LAWS(PVC)-1937-4-85

SURYAMAL SARAF Vs. PSRIRAM NAIDU

Decided On April 22, 1937
SURYAMAL SARAF Appellant
V/S
PSRIRAM NAIDU Respondents

JUDGEMENT

(1.) This appeal by the plaintiff arises out of a suit to declare that his status is not that of darchandnadar but that of an under-raiyat, to declare that the. orders passed during the preparation of the current survey Record of Eights are without jurisdiction and erroneous in so far as-they treat the plaintiff as darchandnadar and have fixed a rent of Rs. 437-6-0 for the property in suit in his hands. He-holds under the defendants who are sons of P. Veriah Naidu. They are entered as istimrari chandnadars and rent of their tenancy is fixed at Bs. 104-5-0. Plaintiff claims that he is not a sub-chandnadar but an under-raiyat and that under Section 56, Orissa Tenancy Act, the rent payable by him cannot exceed the rent of the raiyat under whom he holds by more than 50 per cent. The Courts below hate concurred in dismissing the suit on the view that the tenancy which the plaintiff has acquired was from its inception a tenancy for the purpose of erecting pakka buildings including a ricemill, etc., and therefore not an agricultural tenancy. So it is said that the plaintiff cannot claim to be an under-raiyat.

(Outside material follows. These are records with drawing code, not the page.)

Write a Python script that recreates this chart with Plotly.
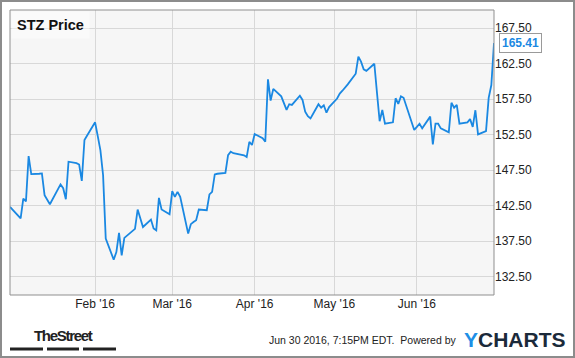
import plotly.graph_objects as go

dates = [
    "2015-12-31",
    "2016-01-04", "2016-01-05", "2016-01-06", "2016-01-07", "2016-01-08",
    "2016-01-11", "2016-01-12", "2016-01-13", "2016-01-14", "2016-01-15",
    "2016-01-19", "2016-01-20", "2016-01-21", "2016-01-22",
    "2016-01-25", "2016-01-26", "2016-01-27", "2016-01-28", "2016-01-29",
    "2016-02-01", "2016-02-02", "2016-02-03", "2016-02-04", "2016-02-05",
    "2016-02-08", "2016-02-09", "2016-02-10", "2016-02-11", "2016-02-12",
    "2016-02-16", "2016-02-17", "2016-02-18", "2016-02-19",
    "2016-02-22", "2016-02-23", "2016-02-24", "2016-02-25", "2016-02-26",
    "2016-02-29", "2016-03-01", "2016-03-02", "2016-03-03", "2016-03-04",
    "2016-03-07", "2016-03-08", "2016-03-09", "2016-03-10", "2016-03-11",
    "2016-03-14", "2016-03-15", "2016-03-16", "2016-03-17", "2016-03-18",
    "2016-03-21", "2016-03-22", "2016-03-23", "2016-03-24",
    "2016-03-28", "2016-03-29", "2016-03-30", "2016-03-31", "2016-04-01",
    "2016-04-04", "2016-04-05", "2016-04-06", "2016-04-07", "2016-04-08",
    "2016-04-11", "2016-04-12", "2016-04-13", "2016-04-14", "2016-04-15",
    "2016-04-18", "2016-04-19", "2016-04-20", "2016-04-21", "2016-04-22",
    "2016-04-25", "2016-04-26", "2016-04-27", "2016-04-28", "2016-04-29",
    "2016-05-02", "2016-05-03", "2016-05-04", "2016-05-05", "2016-05-06",
    "2016-05-09", "2016-05-10", "2016-05-11", "2016-05-12", "2016-05-13",
    "2016-05-16", "2016-05-17", "2016-05-18", "2016-05-19", "2016-05-20",
    "2016-05-23", "2016-05-24", "2016-05-25", "2016-05-26", "2016-05-27",
    "2016-05-31", "2016-06-01", "2016-06-02", "2016-06-03",
    "2016-06-06", "2016-06-07", "2016-06-08", "2016-06-09", "2016-06-10",
    "2016-06-13", "2016-06-14", "2016-06-15", "2016-06-16", "2016-06-17",
    "2016-06-20", "2016-06-21", "2016-06-22", "2016-06-23", "2016-06-24",
    "2016-06-27", "2016-06-28", "2016-06-29", "2016-06-30",
]

prices = [
    142.33,
    140.70, 143.50, 143.10, 149.50, 146.95,
    147.00, 147.05, 143.98, 143.35, 142.70,
    145.50, 144.97, 143.40, 148.70,
    148.50, 148.30, 146.00, 151.75, 152.40,
    154.25, 152.30, 150.30, 146.80, 137.86,
    134.90, 135.97, 138.66, 135.50, 137.96,
    139.23, 141.96, 140.70, 139.50,
    140.55, 139.30, 139.04, 143.60, 141.96,
    141.30, 144.55, 143.75, 144.45, 143.75,
    138.57, 139.90, 140.20, 140.45, 141.96,
    141.86, 144.10, 144.45, 146.90, 147.00,
    147.13, 149.63, 150.10, 149.90,
    149.60, 149.35, 151.50, 151.05, 152.60,
    152.00, 151.50, 160.30, 157.30, 158.95,
    157.90, 156.93, 156.00, 156.80, 156.70,
    158.00, 157.40, 155.75, 155.10, 154.80,
    156.80, 156.30, 156.65, 155.60, 156.40,
    157.60, 158.30, 158.70, 159.10, 159.60,
    161.10, 163.50, 162.80, 161.70, 161.50,
    162.50, 158.40, 154.40, 155.99, 154.05,
    154.25, 157.64, 156.83, 157.90, 157.70,
    153.17, 153.60, 154.05, 153.40,
    155.05, 151.15, 154.05, 154.05, 153.40,
    152.83, 157.00, 156.30, 156.70, 154.05,
    154.25, 154.70, 153.60, 155.95, 152.55,
    153.00, 157.70, 159.50, 165.41,
]

y_ticks = [132.5, 137.5, 142.5, 147.5, 152.5, 157.5, 162.5, 167.5]
y_tick_text = ["132.50", "137.50", "142.50", "147.50", "152.50", "157.50", "162.50", "167.50"]
x_ticks = ["2016-02-01", "2016-03-01", "2016-04-01", "2016-05-01", "2016-06-01"]
x_tick_text = ["Feb '16", "Mar '16", "Apr '16", "May '16", "Jun '16"]

title_text = "STZ Price"
last_label = "165.41"
footer_text = "Jun 30 2016, 7:15PM EDT.  Powered by"

W, H = 575, 358
L, R, T, B = 10, 81, 10, 63
PW, PH = W - L - R, H - T - B

def px(x):
    return (x - L) / PW

def py(y):
    return (H - B - y) / PH

LINE_BLUE = "#1a88e2"
FONT = "Liberation Sans, Arial, sans-serif"

fig = go.Figure()
fig.add_trace(go.Scatter(
    x=dates, y=prices, mode="lines",
    line=dict(color=LINE_BLUE, width=1.8),
    hoverinfo="skip", showlegend=False,
))

shapes = [
    # outer frame
    dict(type="rect", xref="paper", yref="paper",
         x0=px(1), x1=px(574), y0=py(357), y1=py(1),
         line=dict(color="#8c8c8c", width=2), fillcolor="rgba(0,0,0,0)", layer="above"),
    # plot area frame
    dict(type="rect", xref="paper", yref="paper", x0=0, x1=1, y0=0, y1=1,
         line=dict(color="#8f8f8f", width=1), fillcolor="rgba(0,0,0,0)", layer="above"),
]
# TheStreet bars
for a, b in [(10, 43), (47, 79), (83, 116)]:
    shapes.append(dict(type="rect", xref="paper", yref="paper",
                       x0=px(a), x1=px(b), y0=py(350.5), y1=py(347.5),
                       line=dict(width=0), fillcolor="#222222"))
# pointer of the last-value label
shapes.append(dict(type="path", xref="x", yref="y", xsizemode="pixel", ysizemode="pixel",
                   xanchor=dates[-1], yanchor=prices[-1],
                   path="M 6,-6 L 1,0 L 6,6 Z",
                   fillcolor="white", line=dict(color="#9a9a9a", width=1), layer="above"))

annotations = [
    dict(xref="paper", yref="paper", x=px(11), y=py(11), xanchor="left", yanchor="top",
         text="<b>" + title_text + "</b>", showarrow=False,
         font=dict(family=FONT, size=14.5, color="#111"),
         bgcolor="rgba(255,255,255,0.45)", borderpad=5),
    dict(xref="x", yref="y", x=dates[-1], y=prices[-1], xanchor="left", yanchor="middle",
         xshift=5, text="<b>" + last_label + "</b>", showarrow=False,
         font=dict(family=FONT, size=12, color=LINE_BLUE),
         bgcolor="white", bordercolor="#9a9a9a", borderwidth=1, borderpad=2),
    dict(xref="paper", yref="paper", x=px(63), y=py(335), xanchor="center", yanchor="middle",
         text="<b><span style='letter-spacing:-1.3px'>TheStreet</span></b>", showarrow=False,
         font=dict(family=FONT, size=15, color="#222")),
    dict(xref="paper", yref="paper", x=px(459), y=py(340), xanchor="right", yanchor="middle",
         text=footer_text, showarrow=False,
         font=dict(family=FONT, size=10.5, color="#222")),
    dict(xref="paper", yref="paper", x=px(462), y=py(339.5), xanchor="left", yanchor="middle",
         text="<b><span style='color:#1e8fe6'>Y</span>CHARTS</b>", showarrow=False,
         font=dict(family=FONT, size=21, color="#1b2a3a")),
]

fig.update_layout(
    width=W, height=H,
    margin=dict(l=L, r=R, t=T, b=B),
    paper_bgcolor="white",
    plot_bgcolor="#f6f6f6",
    showlegend=False,
    shapes=shapes,
    annotations=annotations,
    xaxis=dict(
        type="date", range=["2015-12-31", "2016-06-30"],
        tickvals=x_ticks, ticktext=x_tick_text,
        showgrid=True, gridcolor="#d8d8d8", gridwidth=1,
        zeroline=False, showline=False, ticks="",
        tickfont=dict(family=FONT, size=12, color="#222"),
        fixedrange=True,
    ),
    yaxis=dict(
        range=[129.92, 170.07], side="right",
        tickvals=y_ticks, ticktext=y_tick_text,
        showgrid=True, gridcolor="#d8d8d8", gridwidth=1,
        zeroline=False, showline=False, ticks="",
        tickfont=dict(family=FONT, size=12, color="#222"),
        fixedrange=True,
    ),
)

fig.write_html("out.html")
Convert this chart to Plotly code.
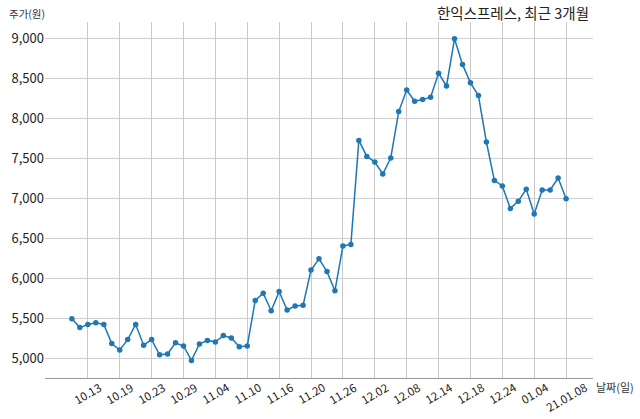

(2.) Now the first contention advanced by Mr. Chaterji is that the expression "under-raiyats" has been defined in Section 4(3) of the Act as meaning "tenants holding, whether immediately or mediately, under raiyats." The definition by its terms applies to the tenants falling within the description irrespective of the purpose for which the under, raiyati tenancy was created. Therefore for the purpose of determining whether the plaintiff is an under-raiyat what we have to see is not the purpose for which his tenancy was created but the question whether his immediate landlord was a raiyat. In deciding this question the Court is to have regard in accordance with the definition in Section 5(2) primarily to the question whether the right to hold the land was acquired by the alleged raiyat for the purpose of cultivation. Unfortunately the Courts have not directly considered this question; but the evidence bearing on it has been referred to in the judgments.

(3.) The tenancy appears to have been created by a lease (Ex-D) dated 27th December 1865. This was a perpetual lease. Its purpose was not stated. The annual rent was Rs. 37.2-0 and the lessee was apparently a European named Burgess. There is evidence that Mr. Burgess was not an agriculturist and that he acquired this land for the purpose of erecting a bungalow for his own residence which he did erect. He transferred the entire block to Mr. P. Veriah Naidu, who was an Assistant Surgeon in the Cuttack General Hospital and whose sons are the defendants There is evidence that Veriah Naidu rebuilt the bungalow of Mr. Burgess and also built two more bungalows which he let out and then on 4th November 1907 he gave a sublease of 15.08 acres out of this block to Nalum Subramaniam on a rent of Rupees 141-6-0 together with cess Rs. 4-6-9 for the purpose of erecting pakka buildings, rice-mill etc. as above stated. At the time of this lease the record of rights current was-that framed at the time of the Provincial Survey of 1898 in which Veriah Naidu was entered as "istimrari patta khariddar babat pahi raiyat"; but the Revisional Survey was prepared in 1911. In this record Nalum Subramaniam is entered as "shikimi babat chanda raiyat." Thereafter, on 30 November 1921, Nakim Subramaniam sold the land and buildings to the plaintiff for Rs. 41,000 Neither the plaintiff nor his. vendor took any steps to challenge the correctness of the Revisional Survey entry or to dispute the legality of the rent payable under the lease which was approximately four times the rent of the entire block of 22 acres.